Masks have quickly purposed themselves as an additional layer to identity, a form of self-expression. Some of my friends have a mask in every color to match their outfits. My dad wears a Yankees mask. When a bomb exploded in Lebanon this August, I bought my Lebanese friend a beautiful red mask adorned with a hand-painted tree of the Lebanese flag. A new lifestyle brand called LAAMS stamped its name on the side of forest-green cotton masks and all summer, if you were looking, you’d see that forest-green mask on some young skater at Washington Square Park. I always wear a black mask, no decoration or design, and when my roommate does the same, I look at her and wonder if she’s copying my style, or at least my face mask aesthetic.

There’s something ancient about the mask-wearing, even sexual. Let’s imagine 18th-century masquerade balls, one sociohistorical way to trace the existence of masks. Let’s also remember some of the stringent social expectations alive during this era: no women unattended, no openly sexual women, no non-binary women, etc. At these masquerade balls, however, many of the societal norms regarding women and their sexuality were ignored as they explored the freedom of anonymity. The mask concealed women’s assumed identity, allowing them to construct the identity they fantasize. Maybe women arrived at a masquerade ball in hyper-sexual dress, embracing a whore look or maybe they participated in cross-dressing, enjoying their own masculinity. Either way, masquerading existed during those times as a means of anonymous erotic play and release.

Did I bring this up to suggest the aura on the Manhattan-bound L train Monday mornings is the same as an 18th-century masquerade ball? Not really, but this juxtaposition of visibility and anonymity, created by the many faces covered with masks, does replicate the masquerade nature of sexual imagination and gazing but in an everyday and modern context.

Women now are generally more sexually free than, we don't need to publicly disguise ourselves in order to dress or engage with the outer world how we like to, and yet I’ve witnessed and experienced the continual sexualization of women’s partially-covered faces. I’m not a historian, anthropologist or psychologist so I don’t know if all men perceive women wearing masks sexually, but the 18th-century playwright William Wycherley, depicting the connotations of a woman wearing a mask, said:  “A Woman mask'd is like a cover'd dish, giv[ing] a Man curiosity, and appetite.” Wycherley articulates the objectification of a woman’s masked appeal and I’m observant enough to see these words manifest in 2020.

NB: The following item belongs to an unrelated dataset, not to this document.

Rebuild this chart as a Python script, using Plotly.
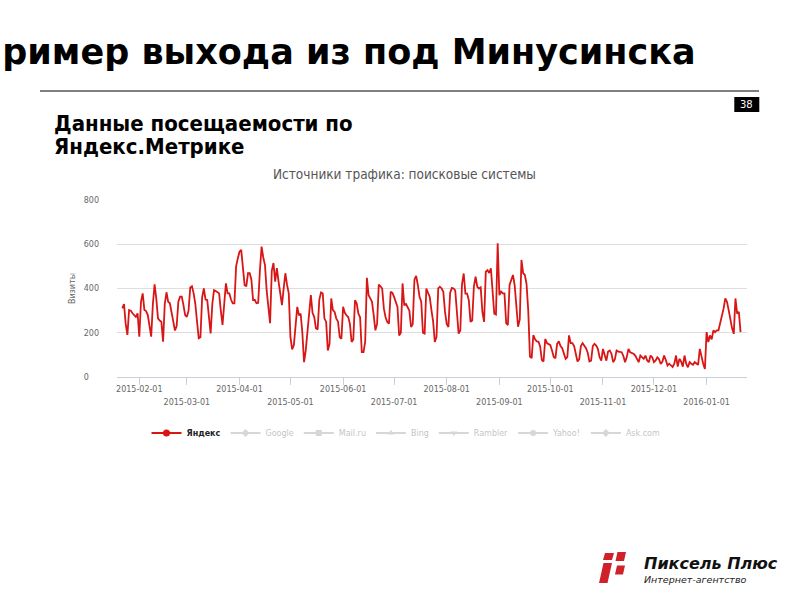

I don’t know the root of men's centuries-long fascination with dehumanizing women. I do know I’ve been told on the street, “I bet you’re even prettier without the mask,” and maybe I am, or maybe I’m not; that point is moot, it's the power and authority these men grant themselves to decide. I’ve encountered men telling my girlfriends to lower their mask for a chance to see the rest of their faces. Is it romantic? Is it corny? Usually, it’s just creepy. I’ve even once had a young guy pull my mask down, while keeping his on, and say he wanted to see my lips while I talked. Ironically, he wasn’t happy to see my lips telling him to fuck off before I pulled my mask back up. He walked away, his mask leaving him unaccountable in the confrontation, mine making me feel unnecessarily targeted.

I’ve become comfortable with my mask shielding my full “self” from the rest of the world. In efforts to keep ourselves safe and healthy, we've also privatized our faces; generally the one part of our bodies we haven’t had to grant people special access or proximity to see. I wonder if some men hate that; the distance between themselves and women.